Employers owe SSNIT ¢100bn­

By Daily Guide
Employers owe SSNIT ¢100bn­

Many establishments in the Accra Area, comprising Agona Swedru, Breman Asikuma, Weija and other places, owe the Social Security and National Trust (SSNIT) GH¢ 10.2 million (¢10 billion).

Mrs. Adwoa Abebrese, Manager in charge of the Accra Industrial Area SSNIT office, who disclosed this at a workshop organized by the Trust for employers at Weija in Accra on Tuesday, said from January to September this year, about 72.4 per cent of the defaulting employers had been prosecuted.

She advised other defaulting employers to contact SSNIT and negotiate the terms of payment of the arrears, stressing that failure to pay SSNIT contributions of their members constituted criminal act.

The Manager in charge of Weija SSNIT branch, Ahmadu Salia, on his part, disclosed that a sizable number of employers in the country either pay SSNIT contributions of their workers without SSNIT numbers or pay to the wrong social security numbers.

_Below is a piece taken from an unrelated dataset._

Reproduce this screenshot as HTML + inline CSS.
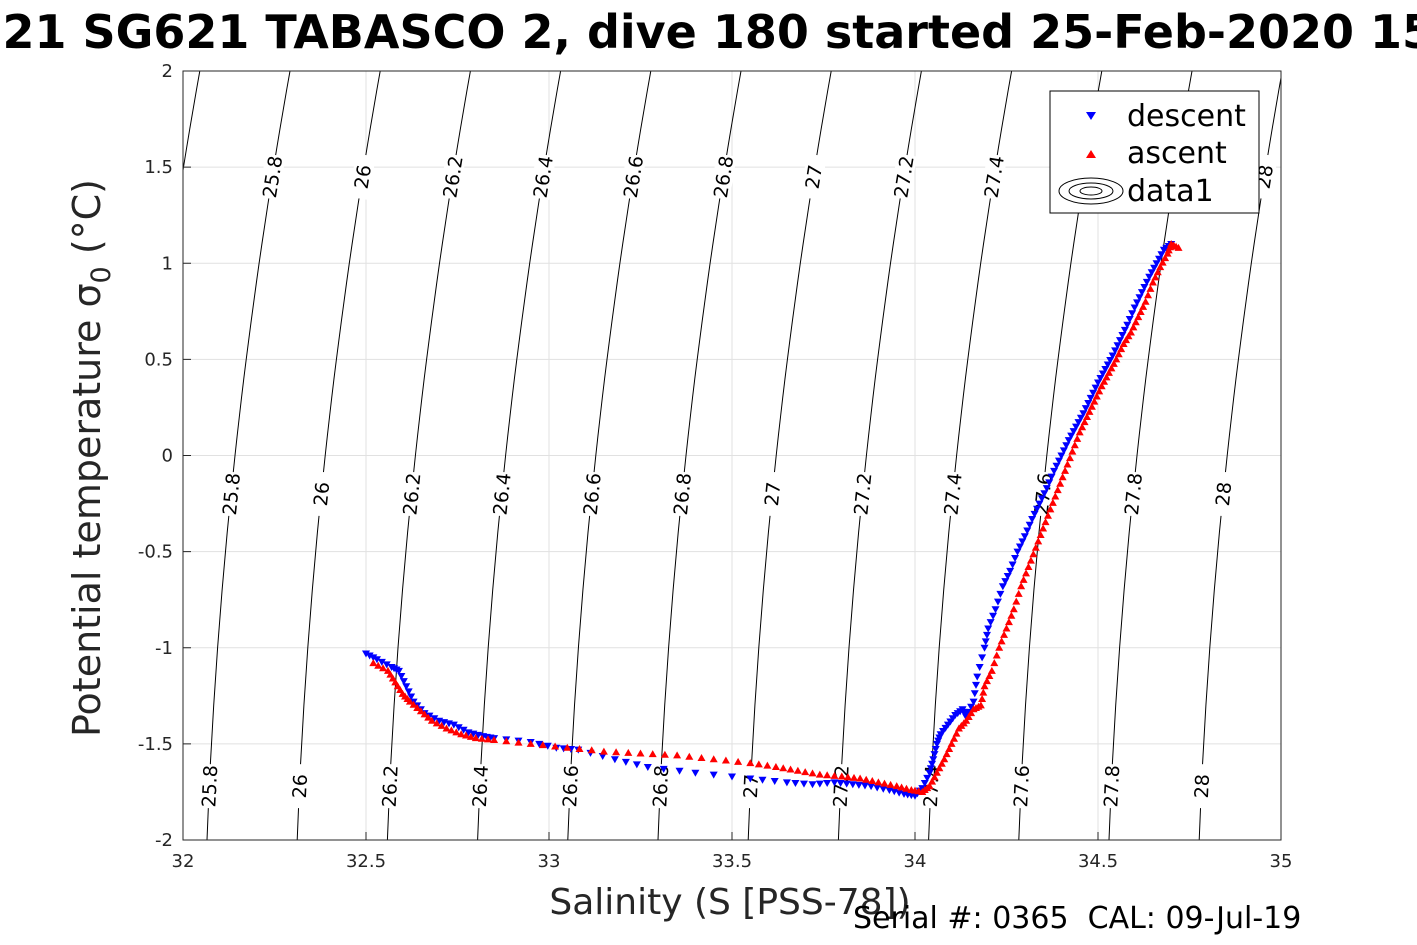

“Some people are contributing into some people's account because they gave their employers wrong numbers.

“At Weija area, for instance, out of the 5,470 contributions paid by the employers as at June 2007, 218 were without SSNIT numbers,” he said.

At Accra area, Mr Salia said about 10 per cent of the contributions paid were without the SSNIT numbers.

The Weija Area Manager said when this happens, the contributions of the contributors would not be credited to their accounts, “but would be put into the suspense account until we get the numbers”.

Apart from this situation, Mr Salidu further expressed regret that some employers still failed to submit the contribution reports of their members.

He disclosed that some employers only submitted the reports on a category of workers, leaving the casual workers out.

Mr Salia said in June 2007, the Weija Area expected to receive 2,803 contribution reports from employers, but got only 1,076, with 1,727 yet to be submitted.

“When an employer fails to submit contribution reports of his worker to SSNIT, we cannot credit the entire account of the worker.”

He therefore advised employers to submit the contribution reports of their workers even if they had not yet paid their SSNIT contributions.

The contribution reports, he noted, should clearly indicate how much each contributor is being paid by the employer.

The seminar was on the theme: “Building and maintaining quality data on members-The role of the employer.”